Anyway, the Bayesian thing didn't make it into the transmitted programme, which I was neither surprised nor disappointed about, as I really can't see how to present it in such a way that the general public would get anything out of it. And the traditional misrepresentation of the probability of observations more extreme than observed given the null, as the probability of the null given the observations, was heavily featured (that's basically where the 95% comes from). Sigh. But what I really want to grumble about most strongly was the garbled and nonsensical representation of Kalman filtering in the first section, which, contrary to the claims in the programme, is not a method to check observations against each other and has not been used for temperature data homogenisation. The Kalman filter is actually used for updating a model prediction with new observations, and this is how it was used for space navigation. That is, based on current estimates of velocity and position at time t1, the equations of motion are used to predict the new position and velocity at subsequent time t2, and then imperfect observations of the position at t2 are used to update the estimates of position and velocity, and so on ad infinitum.

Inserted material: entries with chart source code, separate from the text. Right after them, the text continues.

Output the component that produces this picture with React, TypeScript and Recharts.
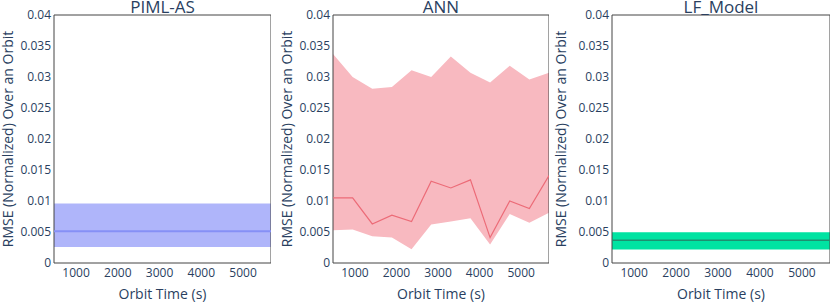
import React from "react";
import {
  ComposedChart,
  Area,
  Line,
  XAxis,
  YAxis,
  ReferenceArea,
} from "recharts";

// orbit sample times (s)
const ORBIT_TIMES = [472.5, 945, 1417.5, 1890, 2362.5, 2835, 3307.5, 3780, 4252.5, 4725, 5197.5, 5670];

const PIML_LOWER = [0.00258, 0.00258, 0.00258, 0.00258, 0.00258, 0.00258, 0.00258, 0.00258, 0.00258, 0.00258, 0.00258, 0.00258];
const PIML_MEAN = [0.00511, 0.00511, 0.00511, 0.00511, 0.00511, 0.00511, 0.00511, 0.00511, 0.00511, 0.00511, 0.00511, 0.00511];
const PIML_UPPER = [0.00958, 0.00958, 0.00958, 0.00958, 0.00958, 0.00958, 0.00958, 0.00958, 0.00958, 0.00958, 0.00958, 0.00958];

const ANN_LOWER = [0.0053, 0.0054, 0.0043, 0.0041, 0.0022, 0.0062, 0.0067, 0.0072, 0.003, 0.0079, 0.0065, 0.0081];
const ANN_MEAN = [0.0105, 0.0105, 0.0063, 0.0077, 0.0067, 0.0132, 0.0121, 0.0134, 0.0041, 0.01, 0.0088, 0.0141];
const ANN_UPPER = [0.0337, 0.03, 0.0281, 0.0284, 0.0311, 0.03, 0.0333, 0.0307, 0.0291, 0.0318, 0.0296, 0.0307];

const LF_LOWER = [0.00216, 0.00216, 0.00216, 0.00216, 0.00216, 0.00216, 0.00216, 0.00216, 0.00216, 0.00216, 0.00216, 0.00216];
const LF_MEAN = [0.00366, 0.00366, 0.00366, 0.00366, 0.00366, 0.00366, 0.00366, 0.00366, 0.00366, 0.00366, 0.00366, 0.00366];
const LF_UPPER = [0.00495, 0.00495, 0.00495, 0.00495, 0.00495, 0.00495, 0.00495, 0.00495, 0.00495, 0.00495, 0.00495, 0.00495];

const X_TICKS = [1000, 2000, 3000, 4000, 5000];
const Y_TICKS = [0, 0.005, 0.01, 0.015, 0.02, 0.025, 0.03, 0.035, 0.04];

const FONT = '"Open Sans", sans-serif';
const TEXT = "#2a3f5f";

const build = (lower: number[], mean: number[], upper: number[]) =>
  ORBIT_TIMES.map((t, i) => ({ t, band: [lower[i], upper[i]], mean: mean[i] }));

// left = where the panel svg starts, yw = y axis strip width (plot starts at left + yw)
const panels = [
  { title: "PIML-AS", data: build(PIML_LOWER, PIML_MEAN, PIML_UPPER), fill: "#afb5fa", line: "#8690f6", lw: 2, left: 0, yw: 54, width: 271, labelDx: -19 },
  { title: "ANN", data: build(ANN_LOWER, ANN_MEAN, ANN_UPPER), fill: "#f8b9c0", line: "#ec6b77", lw: 1.2, left: 279, yw: 54, width: 270, labelDx: -19 },
  { title: "LF_Model", data: build(LF_LOWER, LF_MEAN, LF_UPPER), fill: "#00e3a2", line: "#1f8f70", lw: 1.5, left: 550, yw: 62, width: 280, labelDx: -20 },
];

const Panel = ({ p }: { p: (typeof panels)[number] }) => (
  <div style={{ position: "absolute", left: p.left, top: 0 }}>
    <ComposedChart width={p.width} height={302} data={p.data} margin={{ top: 15, right: 0, bottom: 0, left: 0 }}>
      <XAxis
        dataKey="t"
        type="number"
        domain={[472.5, 5670]}
        ticks={X_TICKS}
        allowDataOverflow
        height={39}
        tickLine={false}
        tickSize={0}
        tickMargin={5}
        axisLine={false}
        tick={{ fill: TEXT, fontSize: 12, fontFamily: FONT }}
        label={{ value: "Orbit Time (s)", position: "insideBottom", offset: 3, fill: TEXT, fontSize: 14, fontFamily: FONT }}
      />
      <YAxis
        type="number"
        domain={[0, 0.04]}
        ticks={Y_TICKS}
        width={p.yw}
        tickLine={false}
        tickSize={0}
        tickMargin={3}
        axisLine={false}
        tick={{ fill: TEXT, fontSize: 12, fontFamily: FONT }}
        label={{ value: "RMSE (Normalized) Over an Orbit", angle: -90, position: "center", dx: p.labelDx, fill: TEXT, fontSize: 14, fontFamily: FONT }}
      />
      <Area dataKey="band" type="linear" stroke="none" fill={p.fill} fillOpacity={1} isAnimationActive={false} />
      <Line dataKey="mean" type="linear" stroke={p.line} strokeWidth={p.lw} dot={false} isAnimationActive={false} />
      <ReferenceArea x1={472.5} x2={5670} y1={0} y2={0.04} fill="none" stroke="#444" strokeWidth={1} />
    </ComposedChart>
    <div
      style={{
        position: "absolute",
        left: p.yw,
        width: p.width - p.yw,
        top: 0,
        textAlign: "center",
        fontFamily: FONT,
        fontSize: 17,
        color: TEXT,
        lineHeight: "14px",
      }}
    >
      {p.title}
    </div>
  </div>
);

export default function App() {
  return (
    <div style={{ position: "fixed", left: 0, top: 0, width: 830, height: 302, background: "#fff", overflow: "hidden" }}>
      {panels.map((p) => (
        <Panel key={p.title} p={p} />
      ))}
    </div>
  );
}
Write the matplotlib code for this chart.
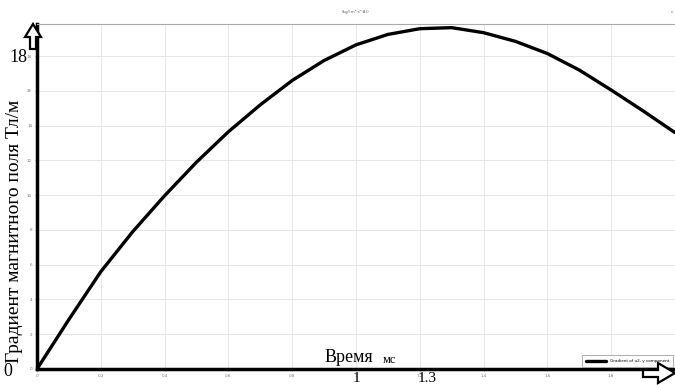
import numpy as np
import matplotlib
matplotlib.use("Agg")
import matplotlib.pyplot as plt
from matplotlib.patches import Polygon

# values
time_ms = [0, 0.1, 0.2, 0.3, 0.4, 0.5, 0.6, 0.7, 0.8, 0.9, 1.0,
           1.1, 1.2, 1.3, 1.4, 1.5, 1.6, 1.7, 1.8, 1.9, 2.0]
gradient = [0, 2.85, 5.6, 7.9, 9.97, 11.9, 13.65, 15.2, 16.6, 17.75, 18.65,
            19.25, 19.58, 19.64, 19.35, 18.85, 18.15, 17.2, 16.05, 14.85, 13.6]
x_ticks = [0, 0.2, 0.4, 0.6, 0.8, 1.0, 1.2, 1.4, 1.6, 1.8]
x_tick_labels = ["0", "0.2", "0.4", "0.6", "0.8", "1", "1.2", "1.4", "1.6", "1.8"]
y_ticks = [0, 2, 4, 6, 8, 10, 12, 14, 16, 18]

W, H = 675, 385
fig = plt.figure(figsize=(W / 100, H / 100), dpi=100)
ax = fig.add_axes([37 / W, (H - 369) / H, (W - 37) / W, (369 - 24) / H])

ax.plot(time_ms, gradient, color="black", lw=2.4, solid_capstyle="round",
        solid_joinstyle="round", label="Gradient of u2, y component")
ax.set_xlim(0, 2.0)
ax.set_ylim(0, 19.85)
ax.set_xticks(x_ticks)
ax.set_xticklabels(x_tick_labels)
ax.set_yticks(y_ticks)
ax.grid(True, color="#e6e6e6", lw=0.7)
ax.tick_params(labelsize=3, colors="#777777", length=1.5, width=0.5, pad=2)

ax.spines["right"].set_visible(False)
ax.spines["top"].set_color("#aaaaaa")
ax.spines["top"].set_linewidth(0.8)
for s in ("left", "bottom"):
    ax.spines[s].set_color("black")
    ax.spines[s].set_linewidth(2.5)

ax.set_title("(kg/(m\u00b2\u00b7s\u00b2\u00b7A))", fontsize=3, color="#666666", pad=8)
leg = ax.legend(loc="lower right", fontsize=3, frameon=True, fancybox=False,
                handlelength=5, borderpad=0.9, bbox_to_anchor=(1.0, 0.0))
leg.get_frame().set_edgecolor("#888888")
leg.get_frame().set_linewidth(0.6)

serif = "Liberation Serif"
fig.text(15 / W, 1 - 231 / H, "Градиент магнитного поля Тл/м", rotation=90,
         ha="center", va="center", fontsize=14, family=serif)
fig.text(18 / W, 1 - 57 / H, "18", ha="center", va="center", fontsize=13, family=serif)
fig.text(8 / W, 1 - 371 / H, "0", ha="center", va="center", fontsize=13, family=serif)
fig.text(325 / W, 1 - 358 / H, "Время", ha="left", va="center", fontsize=13, family=serif)
fig.text(383 / W, 1 - 360 / H, "мс", ha="left", va="center", fontsize=9, family=serif)
fig.text(356 / W, 1 - 378 / H, "1", ha="center", va="center", fontsize=11, family=serif)
fig.text(427 / W, 1 - 379 / H, "1.3", ha="center", va="center", fontsize=11, family=serif)
fig.text(672 / W, 1 - 12 / H, "c", ha="center", va="center", fontsize=3, color="#666666")


def px(points):
    return [(x / W, 1 - y / H) for x, y in points]


up_arrow = px([(30, 49), (36, 49), (36, 37), (41, 37), (33, 24), (25, 37), (30, 37)])
right_arrow = px([(643, 370), (658, 370), (658, 363), (675, 373), (658, 383),
                  (658, 377), (643, 377)])
for pts in (up_arrow, right_arrow):
    fig.patches.append(Polygon(pts, closed=True, facecolor="white", edgecolor="black",
                               lw=1.6, transform=fig.transFigure, zorder=10))

fig.savefig("out.png", dpi=100)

Ok, pedants may observe that NCEP has pioneered the use of an ensemble Kalman filter for its 20th century reanalysis project, but this is somewhat tangential to climate change and their results, interesting as they are, have their own homogenisation problems and are are hardly central to the debate on global warming. Ironically, Doug McNeall (who was involved as a scientific consultant, I'm not blaming him for anything in particular though) tweeted a link to the wikipedia page on Kalman filtering, which is a much better resource for anyone interested in learning more about the topic. Anyway, I'm really baffled as to where this bit came from - maybe they just couldn't resist a link to “rocket science” :-) Or did someone think “filter” might be related to filtering out bad data? Well, it isn't.

The “pixel sticks” were very clever, but I don't really think a line graph is improved by drawing it on wobbly axes, expecially if a straight line trend is then drawn through the data! I wonder if Doug will feature that on his Better Figures blog :-) And as for the presenters spending most of their time walking away from the camera...I'm probably sounding like a grumpy old man so I'd better stop. As I said, I think it was pretty good overall, but if you want a mathematical/statistical program that really doesn't make any concessions to dumbing down, and that does cover climate change (and Bayesian statistics) on occasion, I strongly recommend “More or Less” on Radio 4.

Update: Oh, this is interesting. It's a blog post about the programme from the mathematician (Norman Fenton) who presented the 95% section. Turns out he is actually a Bayesian who clearly understands how that number is tarnished by prosecutor's fallacy, and he argues that the scientific debate would be improved by a greater use of Bayesian methods!